If the citizens are so worried about the disappearance of the breeds, they should not buy plots that were previously grazing lands. We can never have a large number of cattle in the future because we simply don’t have enough grazing lands.

In the earlier times, there was also this process called penning of cattle where the cattle would be made to rest in the fields during the night, so that their dung would settle in the soil and the land would get naturally fertilized, which is not the practice any longer. Sports such as Jallikattu can ensure that we have a sustainable population of these cattle, even if much smaller.

There are many theories about the effects of hybrid milk on our health – could you explain this to our readers?

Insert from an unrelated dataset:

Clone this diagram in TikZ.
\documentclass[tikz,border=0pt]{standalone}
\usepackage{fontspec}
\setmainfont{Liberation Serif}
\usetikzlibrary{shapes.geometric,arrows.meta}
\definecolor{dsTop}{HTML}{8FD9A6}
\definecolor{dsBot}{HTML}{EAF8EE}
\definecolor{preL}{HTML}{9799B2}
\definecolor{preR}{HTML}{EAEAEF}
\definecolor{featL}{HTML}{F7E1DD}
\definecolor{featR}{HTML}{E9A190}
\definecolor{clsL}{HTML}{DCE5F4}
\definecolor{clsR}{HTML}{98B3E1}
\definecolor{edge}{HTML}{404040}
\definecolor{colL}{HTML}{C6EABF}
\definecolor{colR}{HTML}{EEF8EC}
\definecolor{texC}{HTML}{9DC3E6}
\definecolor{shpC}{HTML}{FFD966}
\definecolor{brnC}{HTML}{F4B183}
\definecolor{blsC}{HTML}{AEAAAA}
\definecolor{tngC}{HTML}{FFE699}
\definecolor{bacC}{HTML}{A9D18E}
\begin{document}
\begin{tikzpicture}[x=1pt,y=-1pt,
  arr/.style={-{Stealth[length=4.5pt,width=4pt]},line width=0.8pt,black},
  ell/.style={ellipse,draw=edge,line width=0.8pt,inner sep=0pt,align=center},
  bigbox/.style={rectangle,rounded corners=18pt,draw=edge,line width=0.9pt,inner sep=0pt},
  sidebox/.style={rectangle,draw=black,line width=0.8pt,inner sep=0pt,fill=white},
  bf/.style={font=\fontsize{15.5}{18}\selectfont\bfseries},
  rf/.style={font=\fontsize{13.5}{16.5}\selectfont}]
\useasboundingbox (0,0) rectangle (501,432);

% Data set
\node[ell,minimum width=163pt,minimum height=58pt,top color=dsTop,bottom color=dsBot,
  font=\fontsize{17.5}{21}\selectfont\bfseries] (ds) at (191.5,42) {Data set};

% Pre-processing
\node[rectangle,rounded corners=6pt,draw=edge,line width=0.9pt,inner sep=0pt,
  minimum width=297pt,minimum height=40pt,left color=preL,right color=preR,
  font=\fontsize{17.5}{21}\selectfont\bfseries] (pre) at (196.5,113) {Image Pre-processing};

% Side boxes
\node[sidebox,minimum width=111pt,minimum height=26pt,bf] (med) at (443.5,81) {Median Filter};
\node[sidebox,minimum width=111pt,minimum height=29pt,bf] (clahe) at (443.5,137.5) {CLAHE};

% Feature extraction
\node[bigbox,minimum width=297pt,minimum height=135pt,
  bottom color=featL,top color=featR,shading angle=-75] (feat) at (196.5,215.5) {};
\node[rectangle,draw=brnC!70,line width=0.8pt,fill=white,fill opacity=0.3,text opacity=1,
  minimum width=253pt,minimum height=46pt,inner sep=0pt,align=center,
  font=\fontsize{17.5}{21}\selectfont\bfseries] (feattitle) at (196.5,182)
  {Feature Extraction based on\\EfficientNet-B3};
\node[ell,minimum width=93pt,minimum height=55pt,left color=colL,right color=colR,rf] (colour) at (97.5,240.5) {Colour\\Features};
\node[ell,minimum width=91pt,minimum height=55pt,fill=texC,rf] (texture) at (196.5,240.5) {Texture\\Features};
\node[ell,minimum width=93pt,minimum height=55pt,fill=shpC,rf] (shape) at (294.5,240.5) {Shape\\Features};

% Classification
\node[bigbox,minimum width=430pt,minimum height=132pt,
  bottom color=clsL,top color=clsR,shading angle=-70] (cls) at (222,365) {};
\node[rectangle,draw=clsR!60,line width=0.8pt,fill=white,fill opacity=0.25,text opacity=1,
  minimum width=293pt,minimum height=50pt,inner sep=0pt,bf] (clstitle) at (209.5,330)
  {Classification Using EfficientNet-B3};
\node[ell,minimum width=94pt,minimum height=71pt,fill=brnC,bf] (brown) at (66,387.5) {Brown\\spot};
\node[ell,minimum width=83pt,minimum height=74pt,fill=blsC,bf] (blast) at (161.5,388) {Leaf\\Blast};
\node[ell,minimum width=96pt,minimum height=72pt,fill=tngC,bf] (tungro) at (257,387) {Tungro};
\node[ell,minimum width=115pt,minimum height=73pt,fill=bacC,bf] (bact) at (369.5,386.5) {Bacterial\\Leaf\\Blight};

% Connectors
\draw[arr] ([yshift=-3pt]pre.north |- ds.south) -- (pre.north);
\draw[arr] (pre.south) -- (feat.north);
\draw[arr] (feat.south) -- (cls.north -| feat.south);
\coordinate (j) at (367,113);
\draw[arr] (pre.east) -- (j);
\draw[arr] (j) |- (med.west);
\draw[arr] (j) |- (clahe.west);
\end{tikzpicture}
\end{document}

There are two species in cattle—Bos indicus and Bos taurus. The former breed is native to India and have humps and the latter is European and hump-less. Bos taurus gives A1 milk and Bos indicus gives A2. The primary difference is the presence of histidine peptide in A2 and opioid in A1. The substance that is got on breaking down opioid is linked to diseases such as obesity, lactogen intolerance and diabetes.

Bos taurus is meant for temperate zones which are much cooler and once they come to our tropical zone, they suffer from heat stress, which would inevitably affect their health. They would seem to be fine but how much ever you feed them they will always remain thin and sick internally. How could something coming from a sick animal be good and healthy? This is basic logic.

Is it true that the native breeds yield lesser than cross-breed cows? If that is the case, how do you think cow-rearers can be incentivised to not succumb to the temptation?

In India, the breeds can be differentiated into milch and draught, and in other countries it is milch and beef. While calculating milk yielding capacity, Europeans leave out the breeds that are meant for beef but in India, we consider the total population and arrive at milking capacity.

For instance, let’s say a man has 100 cows and 10 of them give 10 litres each and the remaining 90 give 1 litre each, so the total yield is 190 litres. We would say that the 100 cows yield 190 litres, which is not correct, as those 90 cows come under draught breeds. Indian milch breeds yield 8-10 litres per day which is a good amount. Rare Kankrej cows give more than 15 litres per day.

A century ago HF and Jersey breeds were at the level at which our Gir breed is today, ther potential to yield more milk was achieved through consistent breeding. It is only because of the constant efforts of scientists in the native country (Germany and Ireland, respectively) that HF and Jersey gained global repute.

The hybrid cows in our village also yield the same amount of milk that our Indian breeds give and in a few places, the hybrid’s yield is ‘up to 15 litres’ which means it will not yield 15 litres all the time but 8-10 litres on average. There are several factors such as feed input, heat stress etc. and when the temperature goes up, the amount of milk automatically comes down.

Liquid cash is the only problem with our local cow rearers, they never have enough cash in hands during times of emergency. Thus, they end up believing all these falsities spread by those with vested interests. The only solution to this would be debunking of myths such as the above, and awareness of long-term effects and benefits of rearing native cattle.